There are special cases like when a user is logged-in (as the admin or otherwise) where the content needs to differ but the vast majority of visits are of anonymous users. If the HTML can be cached and served directly from the edge then the performance gains can be substantial (over 3 seconds faster on all metrics in this case).
            
            
            
            
            Much faster server response time.
There are dozens of plugins for WordPress for caching content at the origin but they require configuration (where to cache the pages) and the performance still depends heavily on the performance of the hosting itself. Pushing the content cache further out to the edge reduces the complexity, eliminates the additional time to get back to the origin and completely removes the hosting performance from the equation. It can also significantly reduce the load on the hosting systems by offloading all of the anonymous traffic.
Cloudflare supports caching static HTML, and business and enterprise customers can enable logged-in users to skip the cache by enabling “bypass cache on cookies”. It works in tandem with the Cloudflare plugin for WordPress so the cache can be cleared whenever content is updated. There are also several other caching plugins that integrate with various CDN’s but in all of the cases they need to be configured with API keys for the CDN and the implementations are specific for each CDN.
    
      Zero-Config Edge Caching of HTML
      
        
      
     
    For broad adoption, we need to make the caching of HTML happen automatically (or as close to automatically as possible). To that end, we need a way to communicate between an origin (like a WordPress site) and an edge cache (like Cloudflare’s edge nodes) for managing a remote cache that can be explicitly purged.
The Origin needs to be able to:
- Recognize when there is a supported edge cache in front of it. 
- Specify content that should be cached and for what visitors (i.e. visits without a login cookie). 
- Purge the cached content when it has changed (globally across all edges). 
Instead of requiring the origin to integrate with an API for purging on changes and requiring manual configuration for what to cache an when we can accomplish everything using HTTP headers on the requests that travel back and forth between the edges and the origin:
1 - A HTTP header is added to requests going from the edge to the origin to advertise that there is an edge cache present and the capabilities it supports:
            x-HTML-Edge-Cache: supports=cache|purgeall|bypass-cookies
            
            
            
            
            
            2 - When the origin responds with a cacheable page it adds a HTTP header on the response to indicate that it should be cached and any rules for when the cached version shouldn’t be used (to allow for bypassing the cache for logged-in users):
            x-HTML-Edge-Cache: cache,bypass-cookies=wp-|wordpress
            
            
            
            
            
            In this case the HTML will be cached but any requests that have cookies that start with “wordpress” or “wp-” for the cookie name will bypass the cache and go to the origin.
3 - When a request modifies the site content (updating a post, changing a theme, adding a comment) the origin adds a HTTP response header indicating that the cache needs to be purged:
            x-HTML-Edge-Cache: purgeall
            
            
            
            
            
            
            
            
            
            
            The only tricky part to deal with is that the purge needs to clear the cache from ALL of the edges, not just the one edge that the request went through.

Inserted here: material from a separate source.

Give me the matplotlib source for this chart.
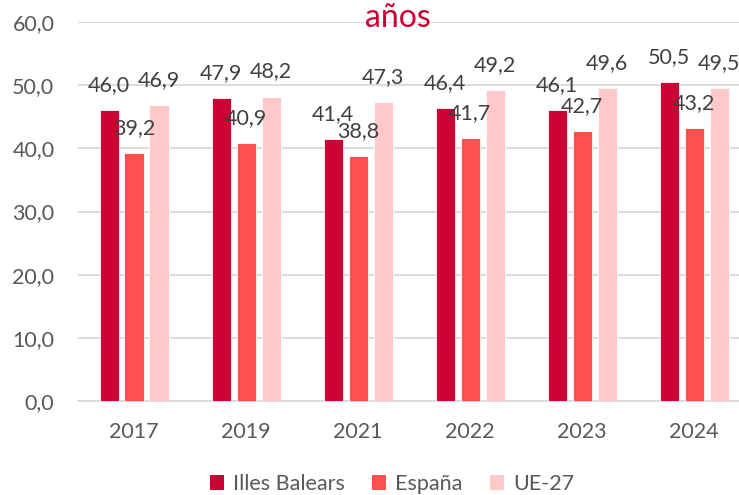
import numpy as np
import matplotlib.pyplot as plt
from matplotlib.patches import Patch

plt.rcParams['font.family'] = ['Lato', 'DejaVu Sans']

years = ["2017", "2019", "2021", "2022", "2023", "2024"]
series = ["Illes Balears", "España", "UE-27"]
baleares = [46.0, 47.9, 41.4, 46.4, 46.1, 50.5]
espana = [39.2, 40.9, 38.8, 41.7, 42.7, 43.2]
ue27 = [46.9, 48.2, 47.3, 49.2, 49.6, 49.5]
colors = ["#CC0033", "#FF5050", "#FFC9C9"]

W, H = 739, 495
fig = plt.figure(figsize=(W / 100, H / 100), dpi=100)
ax = fig.add_axes([78 / W, (H - 401) / H, (W - 78) / W, 379 / H])

x = np.arange(len(years))
width = 0.17
step = 0.223
for k, (vals, c) in enumerate(zip([baleares, espana, ue27], colors)):
    pos = x + (k - 1) * step
    ax.bar(pos, vals, width, color=c, edgecolor="white", linewidth=0.6, zorder=3)
    for px, v in zip(pos, vals):
        ax.annotate(f"{v:.1f}".replace(".", ","), (px, v), xytext=(0, 18),
                    textcoords="offset points", ha="center", va="center",
                    fontsize=15.5, color="#404040", zorder=4, annotation_clip=False)

ax.set_xlim(-0.5, 5.4)
ax.set_ylim(0, 60)
ax.set_yticks(np.arange(0, 61, 10))
ax.set_yticklabels([f"{t:.1f}".replace(".", ",") for t in np.arange(0, 61, 10)])
ax.set_xticks(x)
ax.set_xticklabels(years)
ax.tick_params(axis="both", length=0, labelsize=15.5, labelcolor="#595959")
ax.tick_params(axis="y", pad=17)
ax.tick_params(axis="x", pad=15)
ax.grid(axis="y", color="#D9D9D9", linewidth=1.3, zorder=0)
for s in ["left", "right", "top"]:
    ax.spines[s].set_visible(False)
ax.spines["bottom"].set_color("#D9D9D9")
ax.spines["bottom"].set_linewidth(1.3)

fig.text(398 / W, (H - 27) / H, "años", ha="center", va="baseline",
         fontsize=23, color="#CC0033")

handles = [Patch(facecolor=c, edgecolor="none") for c in colors]
fig.legend(handles, series, loc="center", bbox_to_anchor=(392 / W, 1 - 484 / H),
           ncol=3, frameon=False, fontsize=15.5, labelcolor="#595959",
           handlelength=0.65, handleheight=0.65, handletextpad=0.4,
           columnspacing=1.3)

fig.savefig("out.png", dpi=100)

4 - When a new request comes in for HTML that is in the edge cache, the request cookies are checked against the rules for the cached response. If the cookies are not present then the cached version is served; otherwise, the request is passed through to the origin.
            
            
            
            
            With this simple header-based command and control interface we can eliminate the need for an origin to talk to an API and for any explicit configuration. It also makes the logic on the origin significantly easier to implement as there is no configuration (or UI) and no need to make any outbound requests to a vendor-specific API. The example WordPress plugin is less than 50 lines of code and the vast majority of that is hooking up callbacks for all of the events that change content.
    
      Start Caching today with WordPress and Workers
      
        
      
     
    One of the things I love most about Workers is that it gives you a fully programmable edge to experiment with ideas and implement your own logic. I created a Worker script that implements the header-based protocol and edge caching on the Cloudflare edges and a WordPress plugin that implements the origin logic for WordPress.
The only tricky part with the Worker was finding a way to purge items from the cache globally. The Worker caches are local to each edge and don’t provide an interface for doing any global operations. One way it does it is to use the Cloudflare API to purge the global cache but that is a bit of a heavy hammer (purging everything from the cache including scripts and images) and it requires some configuration. If you know the specific URLs that will be changed by a content change then doing a targeted purge through the API for just those URLs would probably be the best solution.
Using the new Workers KV store we can purge the cache a different way. The Worker script uses a versioning scheme for the cache where every URL gets a version number appended to it (i.e. http://www.example.com/?cf_edge_cache_ver=32). The modified URL is only ever used locally by the worker as a key for the cached responses and the current version number is stored in KV which is a global store. When the cache is purged, the version number is incremented which changes the URL for all of the resources. Old entries will age out of the cache normally since they will no longer be accessed. It requires a little configuration to set up KV for the worker but hopefully at some point in the future that can also be automatic.
    
    I think there is a huge value for the web in standardizing a way for edge caches and origins to communicate for caching of dynamic content. That would provide incentive for content management systems to build support directly into the platforms and provide a standard interface that could be used across different providers (and even for local edge caches in load balancers or other reverse proxies). After doing some more testing with different types of sites I’m planning to bring the concept to the IETF HTTP Working Group to see if we can come up with an official standard for the control headers (using different names). If you have opinions about how it should work or what features you’d need exposed I’d love to hear about it (like purging specific URLs, varying content for mobile/desktop or region, expanding it to cover all content types, etc).